Heh, coming back from lunch I’d like to elaborate on a number of things.
First off, hack-and-slash was never really my thing, but I’ve heard good stuff about Dungeon Runners. Guild Wars is also basically free and is more well-regarded, though.
NC-Soft however is a publisher, with no internal development studios AFAIK. They are generally a very hands-off publisher at that, and are mostly interested in capitalizing on the MMO market by getting a piece of as many different pies as they can. It’s something of a fallacy to really equate any of their games.
For instance, Lineage 2 is a full-scale MMO that trades heavily on it’s graphics, looks-ism (hey! we’ve got fetish-istic female player characters!), and being entirely gank-errific (completely unrestrained PVP).Lineage 2 is developed in Japan, IIRC.

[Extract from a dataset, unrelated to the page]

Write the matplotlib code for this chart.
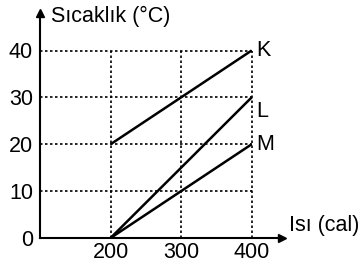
import matplotlib
matplotlib.use("Agg")
import matplotlib.pyplot as plt

plt.rcParams['font.family'] = ['Liberation Sans', 'DejaVu Sans']

# Data
series_names = ["K", "L", "M"]
heat = [200, 400]
temp_K = [20, 40]
temp_L = [0, 30]
temp_M = [0, 20]
x_ticks = [200, 300, 400]
y_ticks = [0, 10, 20, 30, 40]
x_label = "Isı (cal)"
y_label = "Sıcaklık (°C)"

FS = 15.5
W, H = 361, 270
fig = plt.figure(figsize=(W / 100, H / 100), dpi=100)
# axes in pixel geometry: x from 40 to 282, y from 238 (bottom) to 13 (top)
ax = fig.add_axes([40 / W, (H - 238) / H, (282 - 40) / W, (238 - 13) / H])
ax.set_xlim(100, 443)
ax.set_ylim(0, 48)
ax.patch.set_alpha(0)

for s in ["top", "right"]:
    ax.spines[s].set_visible(False)
for s in ["left", "bottom"]:
    ax.spines[s].set_linewidth(1.5)
    ax.spines[s].set_color("black")

ax.set_xticks(x_ticks)
ax.set_yticks(y_ticks)
ax.tick_params(length=0, labelsize=FS, colors="black")
ax.tick_params(axis="y", pad=5)
ax.tick_params(axis="x", pad=3)

# arrows
ax.plot([1], [0], ">k", transform=ax.transAxes, clip_on=False, markersize=6)
ax.plot([0], [1], "^k", transform=ax.transAxes, clip_on=False, markersize=6)

# dotted grid
dot = (0, (1.5, 1.5))
for yv in y_ticks[1:]:
    ax.plot([100, 400], [yv, yv], color="black", lw=1.2, linestyle=dot)
for xv in x_ticks:
    ax.plot([xv, xv], [0, 40], color="black", lw=1.2, linestyle=dot)

# series
for name, vals in zip(series_names, [temp_K, temp_L, temp_M]):
    ax.plot(heat, vals, color="black", lw=1.8, solid_capstyle="butt")

label_y = {"K": 40, "L": 27, "M": 20}
for name in series_names:
    ax.text(406, label_y[name], name, fontsize=FS, va="center", ha="left")

ax.text(51, H - 16, y_label, transform=None, fontsize=FS, va="center", ha="left")
ax.text(289, H - 225, x_label, transform=None, fontsize=FS, va="center", ha="left")

fig.savefig("out.png", dpi=100)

CoH has almost no PVP at all (only voluntary dueling, and a handful of faction-based PVP-specific zones), and has one of the most open, friendly, and generally helpful player communities I’ve ever seen in a successfull MMO. CoH and CoVillains are developed in the USA.

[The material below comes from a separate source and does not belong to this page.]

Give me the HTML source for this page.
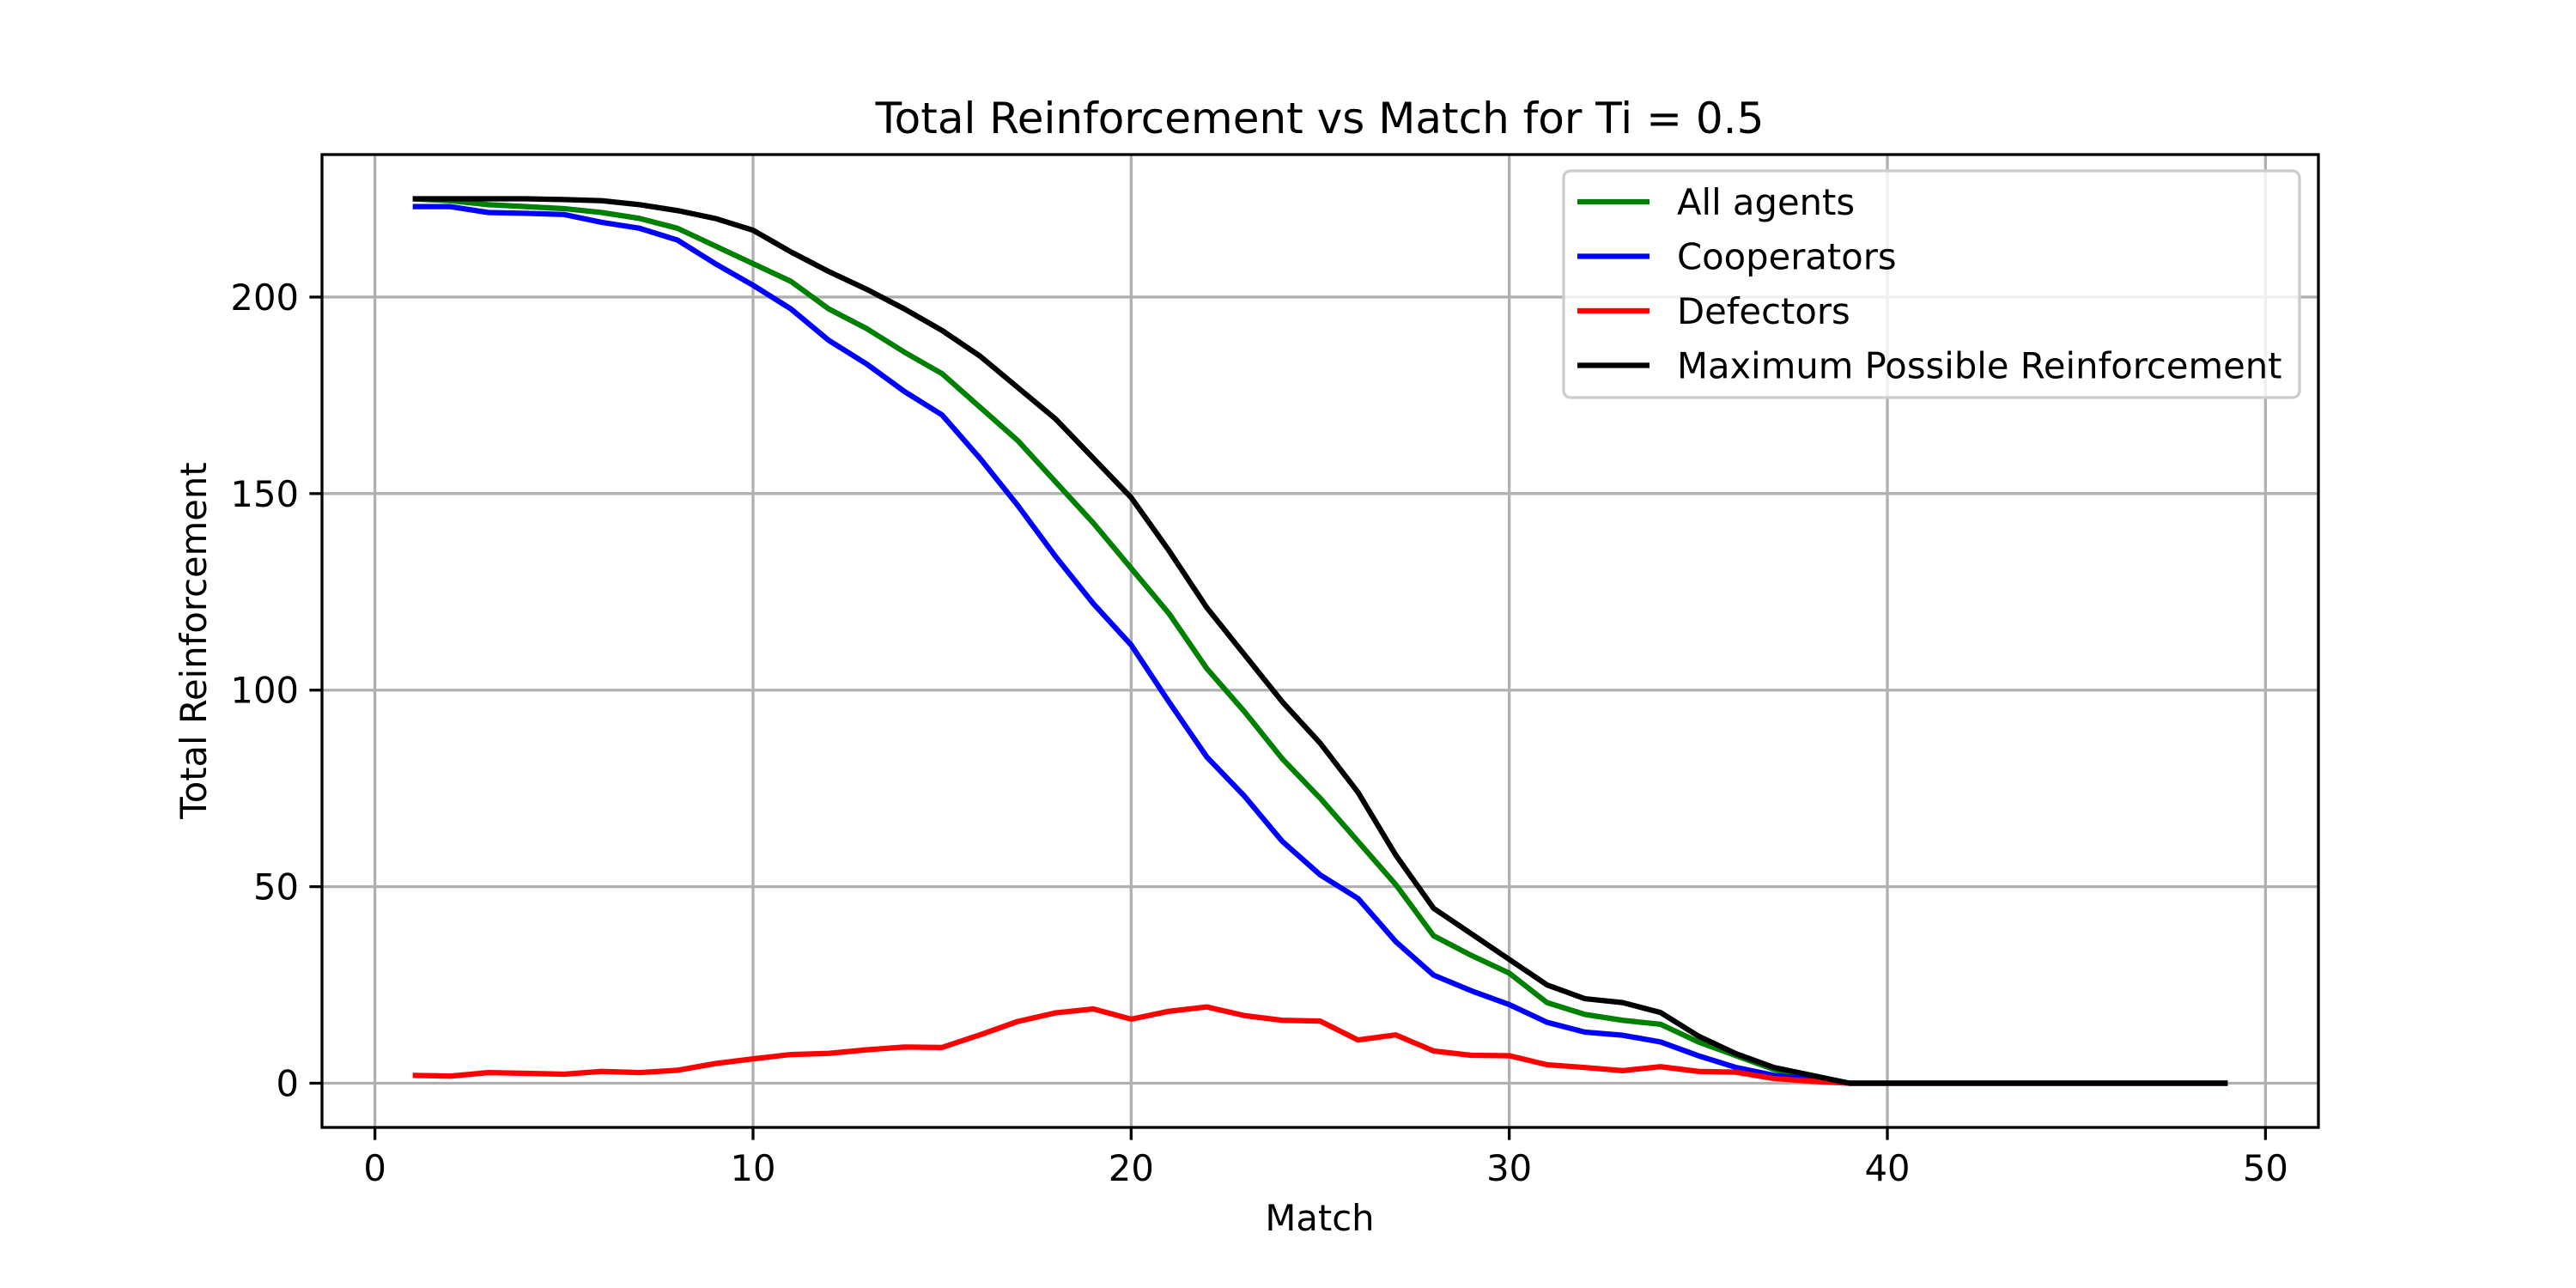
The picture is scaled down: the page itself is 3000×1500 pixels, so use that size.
<!DOCTYPE html>
<html><head><meta charset="utf-8"><style>
html,body{margin:0;padding:0;background:#fff;}
svg{display:block;font-family:"DejaVu Sans","Liberation Sans",sans-serif;}
</style></head><body>
<svg id="chart" width="3000" height="1500" viewBox="0 0 3000 1500" xmlns="http://www.w3.org/2000/svg">
<rect width="3000" height="1500" fill="#fff"/>
<g id="grid"></g>
<g id="series"></g>
<rect x="375" y="180" width="2325" height="1133" fill="none" stroke="#000" stroke-width="3.3"/>
<g id="ticks"></g>
<text x="1537" y="155" font-size="50" text-anchor="middle">Total Reinforcement vs Match for Ti = 0.5</text>
<text x="1537" y="1433" font-size="41.7" text-anchor="middle">Match</text>
<text x="240" y="746" font-size="41.7" text-anchor="middle" transform="rotate(-90 240 746)">Total Reinforcement</text>
<g id="legend"></g>
</svg>
<script>
const matches = Array.from({length:49},(_,i)=>i+1);
const allAgents = [225,224.5,223.5,223,222.5,221.5,220,217.5,213,208.5,204,197,192,186,180.5,172,163.5,153,142.5,131,119.5,105.5,94.5,82.5,72.5,61.5,50.5,37.5,32.5,28,20.5,17.5,16,15,10.5,7,3.5,1.5,0,0,0,0,0,0,0,0,0,0,0];
const cooperators = [223,223,221.5,221.3,221,219,217.5,214.5,208.5,203,197,189,183,176,170,159,147,134,122,111.5,97,83,73,61.5,53,47,36,27.5,23.5,20,15.5,13,12.2,10.5,7,4,2,1,0,0,0,0,0,0,0,0,0,0,0];
const defectors = [2,1.8,2.7,2.5,2.3,3,2.7,3.3,5,6.2,7.3,7.6,8.5,9.2,9.1,12.3,15.7,17.9,18.9,16.3,18.3,19.4,17.2,16,15.8,11,12.3,8.2,7.1,7,4.7,4,3.2,4.2,3,2.8,1.2,0.5,0,0,0,0,0,0,0,0,0,0,0];
const maxPossible = [225,225,225,225,224.8,224.5,223.5,222,220,217,211.5,206.5,202,197,191.5,185,177,169,159,149,135.5,121,109,97,86.5,74,58,44.5,38,31.5,25,21.5,20.5,18,12,7.5,4,2,0,0,0,0,0,0,0,0,0,0,0];
const xTicks = [0,10,20,30,40,50];
const yTicks = [0,50,100,150,200];
const seriesNames = ["All agents","Cooperators","Defectors","Maximum Possible Reinforcement"];
const seriesColors = ["#008000","#0000ff","#ff0000","#000000"];

const NS="http://www.w3.org/2000/svg";
const L=375,R=2700,T=180,B=1313;
const xMin=-1.4,xMax=51.4,yMin=-11.25,yMax=236.25;
const sx=v=>L+(v-xMin)/(xMax-xMin)*(R-L);
const sy=v=>B-(v-yMin)/(yMax-yMin)*(B-T);
function mk(tag,attrs,parent){const e=document.createElementNS(NS,tag);for(const k in attrs)e.setAttribute(k,attrs[k]);parent.appendChild(e);return e;}
const grid=document.getElementById('grid'),ticks=document.getElementById('ticks'),ser=document.getElementById('series'),leg=document.getElementById('legend');
xTicks.forEach(t=>{
  const g=mk('line',{x1:sx(t),x2:sx(t),y1:T,y2:B,stroke:'#b0b0b0','stroke-width':3.3},grid);
  
  
  const tk=mk('line',{x1:sx(t),x2:sx(t),y1:B,y2:B+14.6,stroke:'#000','stroke-width':3.3},ticks);
  
  
  const tx=mk('text',{x:sx(t),y:B+62,'font-size':41.7,'text-anchor':'middle'},ticks);
  tx.textContent=t;
  
  
});
yTicks.forEach(t=>{
  const g=mk('line',{x1:L,x2:R,y1:sy(t),y2:sy(t),stroke:'#b0b0b0','stroke-width':3.3},grid);
  
  
  const tk=mk('line',{x1:L-14.6,x2:L,y1:sy(t),y2:sy(t),stroke:'#000','stroke-width':3.3},ticks);
  
  
  const tx=mk('text',{x:L-27,y:sy(t)+15,'font-size':41.7,'text-anchor':'end'},ticks);
  tx.textContent=t;
  
  
});
[allAgents,cooperators,defectors,maxPossible].forEach((vals,i)=>{
  const p=mk('polyline',{points:vals.map((v,j)=>sx(matches[j])+','+sy(v)).join(' '),fill:'none',stroke:seriesColors[i],'stroke-width':6.25,'stroke-linejoin':'round'},ser);
  
  
});
const box=mk('rect',{x:1821,y:199,width:857,height:264,rx:8,fill:'#fff','fill-opacity':0.8,stroke:'#cccccc','stroke-width':3.3},leg);


seriesNames.forEach((n,i)=>{
  const y=235+i*63.5;
  const ln=mk('line',{x1:1837,x2:1921,y1:y,y2:y,stroke:seriesColors[i],'stroke-width':6.25},leg);
  
  
  const tx=mk('text',{x:1953,y:y+15,'font-size':41.7},leg);
  tx.textContent=n;
  
  
});
</script>
</body></html>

Both are published by NC Soft.
As for WoW, it is, put simply, a formulaic full-scale MMO in the tradition of EQ, except it’s executed with a level of polish and player-friendly practicality that easily explain why it’s the creme of the crop. It’s got all the addictive tendencies of social interaction in a perpetual virtual world, with very little BS going on. There’s little grind (you can solo any class from lv 1-70, the current cap, it just takes more time for support-oriented classes), PVP is well-regulated (it’s faction-based, so even on PVP servers only opposing-faction player-characters can fight you, and besides the aforementioned flagging system, automatic flaggin only happens on border-territories and the “battlegrounds”), there’s no looting or stealing of player-owned items (!), you can’t lose ingredients on a failed crafting attempt, everything about gameplay mechanics is explicitly stated and quest-text usually is very clear, etc., etc., etc.
Additionally, the entire visual style is characterized by Blizzard’s distinct art-team look, and has a general “less-is-more” approach that gives it startingly impressive visuals, while having very basic system requirements. You can run mid-level graphics settings on very old machines and actually get a decent frame-rate. The game is PC and Mac compatible out of the same box, too. This is something Blizzard is known for, and the ease of accessibility of their titles has long been a big help in their success.
It’s very much how I would characerize their company; Not terribly original, but very practical and user-friendly, able to take other people’s ideas and execute them with an unprecented level of quality. Oh, and as masters of self-promotion and hype.
The Warcraft tie-in comes from the fact that over the decade or so that they went from Warcraft to Warcraft 3 expansion (along with various tie-in novels, a tabletop RPG, etc.) they built up a fairly extensive lore and fictional world. WoW is set in that universe and has built extensively on it.